Mark Recchi acknowleged he made comments this week critical of Canandiens management and their medical staff to take pressure off Chara. Recchi told a Boston radio station Wednesday that the Canadiens “embellished a little bit” the hit on Max Pacioretty on Mar. 8 that resulted in a concussion for Pacioretty but no suspension for Chara.
“I have to be honest with you guys. I wanted to take the heat off Zee for a day and I’m a big boy,” Recchi said after the game. “I think anyone who knows me, knows that I have great respect for the Montreal organization, I played five years there. I have great respect for Doctor [David] Mulder, the medical staff there. … In 22 years, I’ve respected all my teammates, all the players I play against. My record has shown that.
“I have nothing but great things to say about the Montreal organization, I had five great years there. And it’s still an unfortunate situation it all happened. We all hope Max [Pacioretty] gets a full recovery here soon and we know he’s well on his way. And like I said, this is something that I believe in twenty-two years I’ve been very respectful to players and opponents throughout. So that should be the end of it really.”
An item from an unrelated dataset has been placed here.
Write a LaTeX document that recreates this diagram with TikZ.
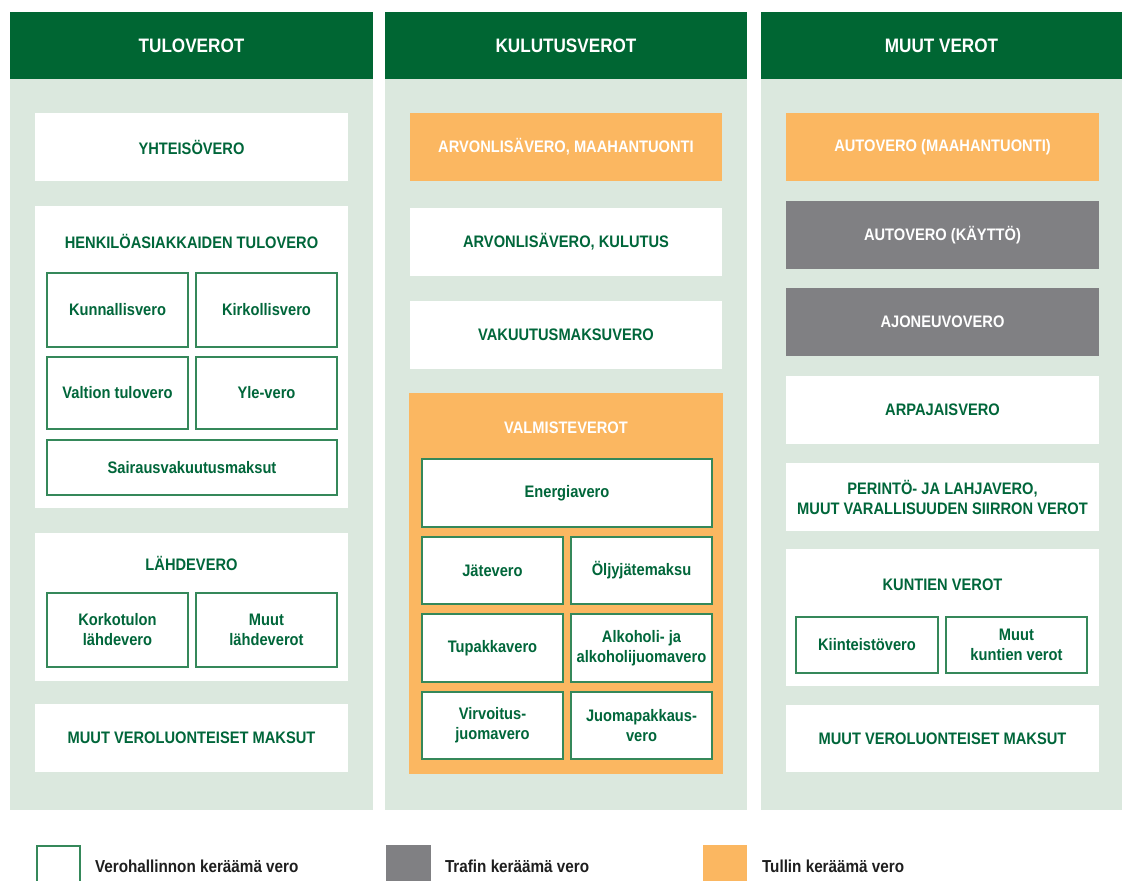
\documentclass[tikz,border=0pt]{standalone}
\usepackage{fontspec}
\setmainfont{Liberation Sans}[FakeStretch=0.88]
\definecolor{hgreen}{HTML}{006633}
\definecolor{lgreen}{HTML}{DBE8DE}
\definecolor{tgreen}{HTML}{00663A}
\definecolor{bgreen}{HTML}{35885A}
\definecolor{torange}{HTML}{FBB761}
\definecolor{tgray}{HTML}{808083}
\definecolor{ltext}{HTML}{1E1E1E}
\newcommand\bx[7]{\node[#1, anchor=north west, minimum width={(#5-#3)*0.75pt}, minimum height={(#6-#4)*0.75pt}] (#2) at (#3,#4) {#7};}
\begin{document}
\begin{tikzpicture}[x=0.75pt,y=-0.75pt,
  base/.style={inner sep=0pt, outer sep=0pt, align=center, font=\bfseries\fontsize{12.5}{15}\selectfont, text=tgreen},
  head/.style={base, fill=hgreen, text=white, font=\bfseries\fontsize{14.6}{18}\selectfont},
  colbody/.style={base, fill=lgreen},
  wbox/.style={base, fill=white},
  obox/.style={base, fill=torange, text=white},
  gbox/.style={base, fill=tgray, text=white},
  sub/.style={base, fill=white, draw=bgreen, line width=1.5pt},
  title/.style={base, anchor=center},
  legtext/.style={base, anchor=west, text=ltext, font=\bfseries\fontsize{13}{15}\selectfont}]
\useasboundingbox (0,0) rectangle (1122,881);
% columns
\bx{colbody}{b1}{10}{79}{373}{810}{}
\bx{colbody}{b2}{385}{79}{747}{810}{}
\bx{colbody}{b3}{761}{79}{1122}{810}{}
\bx{head}{h1}{10}{12}{373}{79}{TULOVEROT}
\bx{head}{h2}{385}{12}{747}{79}{KULUTUSVEROT}
\bx{head}{h3}{761}{12}{1122}{79}{MUUT VEROT}
% column 1
\bx{wbox}{yht}{35}{113}{348}{181}{YHTEISÖVERO}
\bx{wbox}{hen}{35}{206}{348}{508}{}
\node[title] (hent) at (191.5,241) {HENKILÖASIAKKAIDEN TULOVERO};
\bx{sub}{kun}{47}{273}{188}{347}{Kunnallisvero}
\bx{sub}{kir}{196}{273}{337}{347}{Kirkollisvero}
\bx{sub}{val}{47}{357}{188}{429}{Valtion tulovero}
\bx{sub}{yle}{196}{357}{337}{429}{Yle-vero}
\bx{sub}{sai}{47}{440}{337}{495}{Sairausvakuutusmaksut}
\bx{wbox}{lah}{35}{533}{348}{681}{}
\node[title] (laht) at (191.5,563) {LÄHDEVERO};
\bx{sub}{kor}{47}{593}{188}{667}{Korkotulon\\lähdevero}
\bx{sub}{mlv}{196}{593}{337}{667}{Muut\\lähdeverot}
\bx{wbox}{mvm1}{35}{704}{348}{772}{MUUT VEROLUONTEISET MAKSUT}
% column 2
\bx{obox}{alvm}{410}{113}{722}{181}{ARVONLISÄVERO, MAAHANTUONTI}
\bx{wbox}{alvk}{410}{208}{722}{276}{ARVONLISÄVERO, KULUTUS}
\bx{wbox}{vak}{410}{301}{722}{369}{VAKUUTUSMAKSUVERO}
\bx{obox}{valm}{409}{393}{723}{774}{}
\node[title, text=white] (valmt) at (566,428) {VALMISTEVEROT};
\bx{sub}{ene}{422}{459}{712}{527}{Energiavero}
\bx{sub}{jat}{422}{537}{563}{604}{Jätevero}
\bx{sub}{olj}{571}{537}{712}{604}{Öljyjätemaksu}
\bx{sub}{tup}{422}{614}{563}{682}{Tupakkavero}
\bx{sub}{alk}{571}{614}{712}{682}{Alkoholi- ja\\alkoholijuomavero}
\bx{sub}{vir}{422}{692}{563}{759}{Virvoitus-\\juomavero}
\bx{sub}{juo}{571}{692}{712}{759}{Juomapakkaus-\\vero}
% column 3
\bx{obox}{autm}{786}{113}{1099}{181}{AUTOVERO (MAAHANTUONTI)}
\bx{gbox}{autk}{786}{201}{1099}{269}{AUTOVERO (KÄYTTÖ)}
\bx{gbox}{ajo}{786}{288}{1099}{356}{AJONEUVOVERO}
\bx{wbox}{arp}{786}{376}{1099}{444}{ARPAJAISVERO}
\bx{wbox}{per}{786}{463}{1099}{531}{PERINTÖ- JA LAHJAVERO,\\MUUT VARALLISUUDEN SIIRRON VEROT}
\bx{wbox}{kuv}{786}{549}{1099}{686}{}
\node[title] (kuvt) at (942.5,585) {KUNTIEN VEROT};
\bx{sub}{kii}{796}{617}{938}{673}{Kiinteistövero}
\bx{sub}{mkv}{946}{617}{1087}{673}{Muut\\kuntien verot}
\bx{wbox}{mvm3}{786}{705}{1099}{772}{MUUT VEROLUONTEISET MAKSUT}
% legend
\bx{sub}{leg1}{37}{846}{80}{884}{}
\bx{gbox}{leg2}{386}{845}{431}{881}{}
\bx{obox}{leg3}{703}{845}{747}{881}{}
\node[legtext] (lt1) at (95,866) {Verohallinnon keräämä vero};
\node[legtext] (lt2) at (445,866) {Trafin keräämä vero};
\node[legtext] (lt3) at (762,866) {Tullin keräämä vero};
\end{tikzpicture}
\end{document}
Maybe in Boston but not Montreal, where the questions from the media kept coming.
“I’m a big boy and like I said, I’m sorry if it hurt some people, but at the same time, I think everyone knows my reputation for 22 years,” Recchi repeated. “I’m very respectful of teammates, players, organizations and that is not going to change. I felt a need to protect our captain and it’s important. That will be the end of it and you won’t hear anything said by me anymore.
“I took pressure off my captain for one day,” Recchi added. “He deserved it. He earned it.”
Chara certainly appreciated the gesture.
“I obviously don’t know exactly all the comments,” Chara said of Recchi’s radio comments. “But he’s such a great teammate and such a respected guy and leader. It’s a thrill to have him. We all learned so much from him. He’s obviously the next hall-of-famer and such a classy guy. Like I said, I can’t thank him enough to be my teammate and be part of this team, and helping all of us to be better.”
Recchi’s teammates all knew how important Thursday was to Chara.
“It’s been hard for us to sit here and see Zee,” said Gregory Campbell, who got into the only scrape of the night with Paul Mara. “Zee takes things personally, and he’s a good person. He doesn’t like to see anybody get injured. Behind the scenes, it’s a hard thing to handle, and he’s handled it extremely well.”
Bruins coach Claude Julien said he wasn’t surprised since he knows Recchi is a veteran and knows exactly what he’s doing.
“It says a lot because I know what kind of player he is,” Julien said. “I knew exactly what he was doing. You don’t have to speak. He’s 43 years old, he’s a big boy. He can answer for himself. I don’t think I need to coach him on any of that stuff.
“When you see a guy with that kind of experience say something like that, you know what he’s doing. So, there was nothing to be said. Their focus was on the game. He had to say what he had to say for whatever reason. That was something where I didn’t need to ask him that question because I knew exactly what he was doing.”